Scientists often discover disease-fighting compounds in all sorts of weird and wonderful places. Anti-cancer molecules have been found in corals and wasp venom of all places, and antibacterial agents have been sourced from the bright blue blood of horseshoe crabs. Now, to add to this bizarre list, it turns out that bananas might soon be added to our antiviral armamentarium.
Sounds odd, but bananas produce a particular carbohydrate binding protein – lectin – called BanLec that sticks to cell structures, or glycans, containing the simple sugar mannose. Like other lectins that target the same thing, BanLec functions as a so-called “T cell mitogen,” meaning it stimulates cell division in this type of immune cell upon binding.
Conveniently for scientists, certain viruses, like HIV, also contain similar sugar molecules on their surface, and when BanLec grasps onto them it effectively acts as a barrier to cell entry, meaning the virus can’t get inside and steal the host’s machinery to replicate. But there is a catch (of course): prompting immune cells to divide in the presence of infection can lead to systemic inflammation and actually worsen the infection as it provides the virus with a greater pool of susceptible cells to infect and thus transmit to others.
So what scientists from the University of Michigan decided to do was tinker with BanLec to see if they could separate the antiviral and mitogenic effects of this lectin without compromising its beneficial activities.
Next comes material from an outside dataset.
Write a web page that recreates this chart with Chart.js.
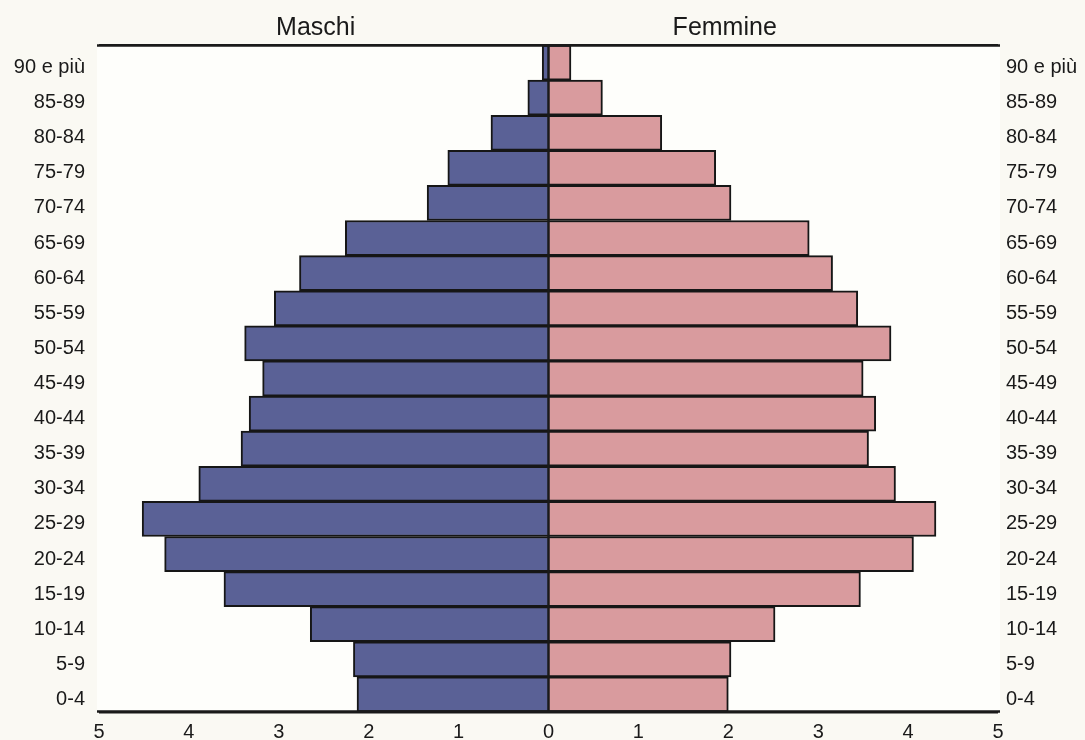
<!DOCTYPE html>
<html lang="it">
<head>
<meta charset="utf-8">
<title>Piramide delle età</title>
<script src="https://cdn.jsdelivr.net/npm/chart.js@4.4.1/dist/chart.umd.min.js"></script>
<style>
    html, body { margin: 0; padding: 0; background: #faf9f3; }
    #wrap { position: relative; width: 1085px; height: 740px; }
</style>
</head>
<body>
<div id="wrap"><canvas id="pyramidChart"></canvas></div>
<script>
    'use strict';

    // Age classes, top row first
    const ageGroups = ['90 e più', '85-89', '80-84', '75-79', '70-74', '65-69', '60-64', '55-59', '50-54',
        '45-49', '40-44', '35-39', '30-34', '25-29', '20-24', '15-19', '10-14', '5-9', '0-4'];

    // Percent of population, same order as ageGroups
    const maschi = [0.07, 0.23, 0.64, 1.12, 1.35, 2.26, 2.77, 3.05, 3.38,
        3.18, 3.33, 3.42, 3.89, 4.52, 4.27, 3.61, 2.65, 2.17, 2.13];
    const femmine = [0.25, 0.60, 1.26, 1.86, 2.03, 2.90, 3.16, 3.44, 3.81,
        3.50, 3.64, 3.56, 3.86, 4.31, 4.06, 3.47, 2.52, 2.03, 2.00];

    const axisMin = -5;
    const axisMax = 5;

    const FONT = "'Liberation Sans', Arial, sans-serif";
    const INK = '#1a1a1a';

    /**
     * White plot field behind the bars, the zero line, the outer rules and the two side headings.
     */
    const pyramidDecor = {
        id: 'pyramidDecor',
        beforeDatasetsDraw(chart) {
            const { ctx, chartArea: a } = chart;
            ctx.save();
            ctx.fillStyle = '#fefefb';
            ctx.fillRect(a.left - 2, a.top, a.right - a.left + 4, a.bottom - a.top);
            ctx.restore();
        },
        afterDatasetsDraw(chart) {
            const { ctx, chartArea: a } = chart;
            const x0 = chart.scales.x.getPixelForValue(0);
            ctx.save();
            ctx.strokeStyle = INK;
            ctx.lineWidth = 2.5;
            ctx.beginPath();
            ctx.moveTo(x0, a.top);
            ctx.lineTo(x0, a.bottom);
            ctx.stroke();
            ctx.restore();
        },
        afterDraw(chart) {
            const { ctx, chartArea: a } = chart;
            const x = chart.scales.x;

            // top and bottom rules, same weight as the row lines
            ctx.save();
            ctx.strokeStyle = INK;
            ctx.lineWidth = 2.5;
            ctx.beginPath();
            ctx.moveTo(a.left - 2, a.top + 0.5);
            ctx.lineTo(a.right + 2, a.top + 0.5);
            ctx.moveTo(a.left - 2, a.bottom - 0.5);
            ctx.lineTo(a.right + 2, a.bottom - 0.5);
            ctx.stroke();

            ctx.fillStyle = INK;
            ctx.font = '25px ' + FONT;
            ctx.textAlign = 'center';
            ctx.textBaseline = 'middle';
            ctx.fillText('Maschi', x.getPixelForValue(-2.59), 28);
            ctx.fillText('Femmine', x.getPixelForValue(1.96), 28);
            ctx.restore();
        }
    };

    const ctx = document.getElementById('pyramidChart');

    new Chart(ctx, {
        type: 'bar',
        data: {
            labels: ageGroups,
            datasets: [{
                label: 'Maschi',
                data: maschi.map(v => -v),
                backgroundColor: '#5a6196',
                borderColor: '#161616',
                borderWidth: 2,
                borderSkipped: 'start',
                barPercentage: 1.0,
                categoryPercentage: 1.0,
            }, {
                label: 'Femmine',
                data: femmine,
                backgroundColor: '#d99b9e',
                borderColor: '#161616',
                borderWidth: 2,
                borderSkipped: 'start',
                barPercentage: 1.0,
                categoryPercentage: 1.0,
            }]
        },
        options: {
            indexAxis: 'y',
            responsive: true,
            maintainAspectRatio: false,
            animation: false,
            layout: { padding: { top: 45, left: 0, right: 0, bottom: 0 } },
            scales: {
                x: {
                    min: axisMin,
                    max: axisMax,
                    stacked: true,
                    border: { display: false },
                    grid: { display: false, drawTicks: false },
                    ticks: {
                        stepSize: 1,
                        padding: 8,
                        color: INK,
                        font: { family: FONT, size: 20 },
                        callback: v => Math.abs(v)
                    },
                    afterFit: s => { s.height = 28; }
                },
                y: {
                    stacked: true,
                    z: 1,
                    border: { display: false },
                    grid: { offset: true, drawTicks: false, lineWidth: 2.5, color: INK },
                    ticks: {
                        padding: 14,
                        labelOffset: 5,
                        color: INK,
                        font: { family: FONT, size: 20 }
                    },
                    afterFit: s => { s.width = 99; }
                },
                y2: {
                    type: 'category',
                    labels: ageGroups,
                    position: 'right',
                    offset: true,
                    border: { display: false },
                    grid: { display: false, drawTicks: false },
                    ticks: {
                        padding: 8,
                        labelOffset: 5,
                        color: INK,
                        font: { family: FONT, size: 20 }
                    },
                    afterFit: s => { s.width = 87; }
                }
            },
            plugins: {
                legend: { display: false },
                tooltip: { enabled: false }
            }
        },
        plugins: [pyramidDecor]
    });
</script>
</body>
</html>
Combining molecular and sophisticated imaging techniques, the team discovered that just one simple substitution in the protein’s building block, or amino acid, sequence significantly reduced BanLec’s mitogenicity yet preserved its broad-spectrum antiviral activities.
BanLec actually needs to simultaneously stick to two receptors on T cells to exert its mitogenic effects, and what this amino acid trade did was prevent this so-called “cross-linking” of receptors while still allowing binding to the cell. And when the team tested it out in vitro, they found that the modified protein was able to prevent not only HIV from getting inside cells, but also hepatitis C and influenza viruses.
“One major advantage of designer lectins lies in the fact that the risk of resistance is lower, because glycans cannot be altered as easily as protein structures,” study author Hans-Joachim Gabius from Ludwig-Maximilians-University said in a statement.
And that is a particularly desirable feature for viruses that have a tendency to rapidly mutate and evade drug treatments. But whether or not the molecule is safe or effective in humans remains to be seen, so hopefully they can push forward with further studies to find out.
The work has been published in the journal Cell.